Nach dem massiven Gelddrucken der EZB in den vergangenen 10 Jahren, sollte das Ergebnis der 18 Monate andauernden Strategieprüfung niemanden überraschen. Für Sparer, Verbraucher, Mieter und potenzielle Immobilienkäufer sind das einmal mehr katastrophale Nachrichten.

Langsam aber sicher erholt sich der Goldpreis und versucht sich über der Marke von 1.800 US-Dollar je Unze zu halten. Für Rückenwind hat in der vergangenen Woche der Einbruch der US-Zinsen gesorgt. Während viele Experten wegen der rasant steigenden Inflationsraten und der angeblich boomenden US-Wirtschaft seit Monaten von steigenden Zinsen reden, sind die Zinsen für zehnjährige US-Anleihen seit Monaten auf Talfahrt und waren am vergangenen Donnerstag, am 8. Juli, sogar bis auf 1,25 Prozent eingebrochen, ehe sie sich etwas erholt haben. Damit liegen die Zinsen in der Nähe des Fünf-Monats-Tiefs. Glücklicherweise sind all jene „Experten“ verstummt, die immer behaupteten, steigende Zinsen würden die „Stärke der US-Wirtschaft“ widerspiegeln.

Für die Talfahrt der US-Zinsen ist vor allem die Aussicht verantwortlich, dass die Regierung von Joe Biden die Wirtschaft im kommenden Jahr durch das geplante Infrastrukturprogramm viel weniger ankurbeln wird als durch zwei Konjunkturprogramme in diesem Jahr (im Volumen von insgesamt 2,8 Billionen US-Dollar). Hinzu kommt eine Serie schwacher US-Konjunkturdaten, wie zuletzt vom US-Arbeitsmarkt. Das können Sie im Beitrag „Nach starkem US-Arbeitsmarktbericht brechen Zinsen auf Vier-Monats-Tief ein“ nachlesen.

Für zusätzlichen Abwärtsdruck bei den Zinsen dürfte gesorgt haben, dass Spekulanten kräftig US-Staatsanleihen gekauft haben, woraufhin die Zinsen eingebrochen sind. Denn die Spekulanten hatten zuvor kräftig auf sinkende Kurse – sprich steigende Zinsen – gewettet. Ging  es aber entgegen der Erwartung mit den Kursen nach , mussten sich die Spekulanten eindecken, um ihre Verluste zu begrenzen, und haben so die Zinsen noch weiter in den Keller getrieben.

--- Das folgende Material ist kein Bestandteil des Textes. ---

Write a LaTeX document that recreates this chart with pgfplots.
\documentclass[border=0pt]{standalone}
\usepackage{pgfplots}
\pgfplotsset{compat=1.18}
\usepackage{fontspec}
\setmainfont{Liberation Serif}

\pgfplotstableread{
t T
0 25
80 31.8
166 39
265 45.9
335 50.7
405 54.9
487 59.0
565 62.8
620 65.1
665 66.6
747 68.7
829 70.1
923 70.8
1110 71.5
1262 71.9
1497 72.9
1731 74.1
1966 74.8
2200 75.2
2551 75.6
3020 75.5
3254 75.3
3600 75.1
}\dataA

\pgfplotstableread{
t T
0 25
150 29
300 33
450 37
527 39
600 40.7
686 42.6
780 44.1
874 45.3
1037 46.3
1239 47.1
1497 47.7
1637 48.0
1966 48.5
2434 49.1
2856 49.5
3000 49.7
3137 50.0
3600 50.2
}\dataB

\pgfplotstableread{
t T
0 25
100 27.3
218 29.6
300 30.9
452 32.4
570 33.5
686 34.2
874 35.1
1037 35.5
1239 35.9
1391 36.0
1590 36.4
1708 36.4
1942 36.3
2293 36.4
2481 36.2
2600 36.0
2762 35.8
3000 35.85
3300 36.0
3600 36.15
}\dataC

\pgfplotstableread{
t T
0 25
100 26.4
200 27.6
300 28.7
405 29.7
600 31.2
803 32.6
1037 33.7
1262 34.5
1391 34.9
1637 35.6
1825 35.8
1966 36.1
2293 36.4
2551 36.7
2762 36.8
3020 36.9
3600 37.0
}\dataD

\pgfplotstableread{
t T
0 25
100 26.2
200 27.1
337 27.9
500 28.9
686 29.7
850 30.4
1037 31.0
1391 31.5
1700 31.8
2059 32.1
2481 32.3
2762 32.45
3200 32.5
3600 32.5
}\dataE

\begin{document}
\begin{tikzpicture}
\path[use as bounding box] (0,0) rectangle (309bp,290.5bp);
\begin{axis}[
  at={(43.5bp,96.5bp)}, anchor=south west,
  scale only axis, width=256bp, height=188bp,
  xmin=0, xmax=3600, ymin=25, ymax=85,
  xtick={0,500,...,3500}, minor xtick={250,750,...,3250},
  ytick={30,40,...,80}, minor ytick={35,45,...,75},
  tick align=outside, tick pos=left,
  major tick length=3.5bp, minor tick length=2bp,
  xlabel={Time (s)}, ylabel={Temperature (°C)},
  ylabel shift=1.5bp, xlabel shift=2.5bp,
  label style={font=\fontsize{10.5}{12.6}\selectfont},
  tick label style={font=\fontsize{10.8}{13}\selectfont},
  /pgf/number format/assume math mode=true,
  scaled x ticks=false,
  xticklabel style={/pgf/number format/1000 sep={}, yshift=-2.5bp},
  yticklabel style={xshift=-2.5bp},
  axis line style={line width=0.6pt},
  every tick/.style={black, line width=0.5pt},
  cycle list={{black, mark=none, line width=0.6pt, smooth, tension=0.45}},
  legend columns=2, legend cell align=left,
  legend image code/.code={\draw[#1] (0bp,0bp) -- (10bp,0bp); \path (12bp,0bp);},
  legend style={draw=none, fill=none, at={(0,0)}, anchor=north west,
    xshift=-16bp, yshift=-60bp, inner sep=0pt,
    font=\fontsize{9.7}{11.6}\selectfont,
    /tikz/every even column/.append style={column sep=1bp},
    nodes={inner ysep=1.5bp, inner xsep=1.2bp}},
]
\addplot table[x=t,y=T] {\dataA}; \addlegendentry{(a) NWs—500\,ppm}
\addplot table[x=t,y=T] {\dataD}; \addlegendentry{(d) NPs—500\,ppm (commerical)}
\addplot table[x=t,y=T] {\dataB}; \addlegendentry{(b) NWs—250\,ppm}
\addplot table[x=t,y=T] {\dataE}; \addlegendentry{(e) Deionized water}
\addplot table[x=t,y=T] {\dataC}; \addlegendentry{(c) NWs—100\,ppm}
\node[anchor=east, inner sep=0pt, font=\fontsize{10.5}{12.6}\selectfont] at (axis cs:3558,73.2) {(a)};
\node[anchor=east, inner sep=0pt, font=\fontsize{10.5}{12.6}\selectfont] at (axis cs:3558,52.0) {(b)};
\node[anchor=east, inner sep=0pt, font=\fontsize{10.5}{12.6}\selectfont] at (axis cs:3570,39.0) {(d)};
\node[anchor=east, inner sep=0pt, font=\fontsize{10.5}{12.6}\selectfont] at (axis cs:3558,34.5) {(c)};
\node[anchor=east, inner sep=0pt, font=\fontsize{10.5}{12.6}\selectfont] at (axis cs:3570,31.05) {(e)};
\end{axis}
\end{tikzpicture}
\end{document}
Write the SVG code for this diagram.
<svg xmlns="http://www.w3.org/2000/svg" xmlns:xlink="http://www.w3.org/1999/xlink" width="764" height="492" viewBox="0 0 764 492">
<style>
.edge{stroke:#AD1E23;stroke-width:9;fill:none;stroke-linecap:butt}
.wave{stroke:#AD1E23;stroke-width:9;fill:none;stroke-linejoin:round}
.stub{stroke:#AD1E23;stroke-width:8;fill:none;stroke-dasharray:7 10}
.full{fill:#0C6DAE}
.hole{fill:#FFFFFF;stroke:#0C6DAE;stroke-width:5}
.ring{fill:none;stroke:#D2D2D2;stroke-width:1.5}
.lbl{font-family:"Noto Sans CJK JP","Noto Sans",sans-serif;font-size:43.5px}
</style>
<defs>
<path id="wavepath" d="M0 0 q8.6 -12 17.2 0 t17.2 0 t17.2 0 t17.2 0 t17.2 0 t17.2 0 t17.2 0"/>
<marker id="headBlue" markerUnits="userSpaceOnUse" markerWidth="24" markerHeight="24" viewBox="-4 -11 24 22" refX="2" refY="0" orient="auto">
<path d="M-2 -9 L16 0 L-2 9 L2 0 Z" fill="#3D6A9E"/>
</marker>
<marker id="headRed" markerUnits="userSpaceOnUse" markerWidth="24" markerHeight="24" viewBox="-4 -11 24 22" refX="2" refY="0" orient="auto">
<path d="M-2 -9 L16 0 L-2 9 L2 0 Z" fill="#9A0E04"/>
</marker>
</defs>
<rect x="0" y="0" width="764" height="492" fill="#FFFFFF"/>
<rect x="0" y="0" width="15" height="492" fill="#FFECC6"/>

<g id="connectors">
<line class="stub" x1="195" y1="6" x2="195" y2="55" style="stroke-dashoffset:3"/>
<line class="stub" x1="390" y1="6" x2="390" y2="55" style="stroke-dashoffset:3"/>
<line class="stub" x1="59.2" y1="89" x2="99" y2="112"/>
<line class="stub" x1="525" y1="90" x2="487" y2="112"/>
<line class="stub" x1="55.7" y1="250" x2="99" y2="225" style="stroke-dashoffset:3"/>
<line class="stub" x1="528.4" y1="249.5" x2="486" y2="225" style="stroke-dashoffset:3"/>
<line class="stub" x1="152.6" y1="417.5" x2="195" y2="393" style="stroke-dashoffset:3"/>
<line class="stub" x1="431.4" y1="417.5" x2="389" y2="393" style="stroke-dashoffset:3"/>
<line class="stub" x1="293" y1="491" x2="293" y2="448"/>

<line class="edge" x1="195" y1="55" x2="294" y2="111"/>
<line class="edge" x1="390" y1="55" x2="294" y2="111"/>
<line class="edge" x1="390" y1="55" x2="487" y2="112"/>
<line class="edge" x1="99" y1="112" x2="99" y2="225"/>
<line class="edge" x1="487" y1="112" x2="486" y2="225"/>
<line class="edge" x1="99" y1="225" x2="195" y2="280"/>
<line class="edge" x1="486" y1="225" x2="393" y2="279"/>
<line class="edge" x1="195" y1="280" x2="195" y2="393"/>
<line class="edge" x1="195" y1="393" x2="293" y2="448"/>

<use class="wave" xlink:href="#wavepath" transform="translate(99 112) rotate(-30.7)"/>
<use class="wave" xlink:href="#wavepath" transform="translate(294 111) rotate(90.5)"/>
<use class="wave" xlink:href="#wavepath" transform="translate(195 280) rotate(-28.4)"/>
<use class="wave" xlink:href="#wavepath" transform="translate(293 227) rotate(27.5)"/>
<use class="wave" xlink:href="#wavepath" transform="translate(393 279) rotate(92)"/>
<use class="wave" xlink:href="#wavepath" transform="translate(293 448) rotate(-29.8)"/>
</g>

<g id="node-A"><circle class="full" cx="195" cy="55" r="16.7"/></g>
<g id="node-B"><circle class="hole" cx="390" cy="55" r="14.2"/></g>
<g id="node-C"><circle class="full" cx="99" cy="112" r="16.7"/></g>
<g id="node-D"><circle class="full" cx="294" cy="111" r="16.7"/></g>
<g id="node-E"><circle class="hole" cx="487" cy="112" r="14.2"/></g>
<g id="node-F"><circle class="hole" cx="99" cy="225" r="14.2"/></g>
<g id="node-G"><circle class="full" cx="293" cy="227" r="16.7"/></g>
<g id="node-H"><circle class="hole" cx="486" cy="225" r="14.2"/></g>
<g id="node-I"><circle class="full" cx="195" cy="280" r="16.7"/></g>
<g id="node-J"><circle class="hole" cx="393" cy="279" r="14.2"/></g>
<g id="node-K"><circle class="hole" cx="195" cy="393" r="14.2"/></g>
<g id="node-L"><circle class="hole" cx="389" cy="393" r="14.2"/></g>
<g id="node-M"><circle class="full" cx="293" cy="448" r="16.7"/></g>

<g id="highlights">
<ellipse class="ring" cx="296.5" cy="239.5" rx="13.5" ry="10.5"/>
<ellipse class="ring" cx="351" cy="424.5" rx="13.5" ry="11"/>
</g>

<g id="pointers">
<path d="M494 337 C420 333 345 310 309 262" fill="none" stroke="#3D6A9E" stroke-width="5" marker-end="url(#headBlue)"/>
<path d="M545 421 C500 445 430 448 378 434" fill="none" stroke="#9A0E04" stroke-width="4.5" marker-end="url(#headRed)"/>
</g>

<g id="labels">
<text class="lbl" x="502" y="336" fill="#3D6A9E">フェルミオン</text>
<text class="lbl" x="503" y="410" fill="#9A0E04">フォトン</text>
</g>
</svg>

Realzins ist so niedrig wie seit 1980 nicht mehr

In dem Umfeld ist der Realzins weiter gesunken. Dabei zieht man von den nominellen Zinsen für zehnjährige US-Anleihen von zuletzt 1,36 Prozent die Inflationsrate von 5,0 Prozent ab, womit der Realzins bei minus 3,64 Prozent liegt – das ist das niedrigste Niveau seit 1980. So „stark“ ist die US-Wirtschaft, dass der Realzins auf dem tiefsten Niveau seit 41 Jahren liegt!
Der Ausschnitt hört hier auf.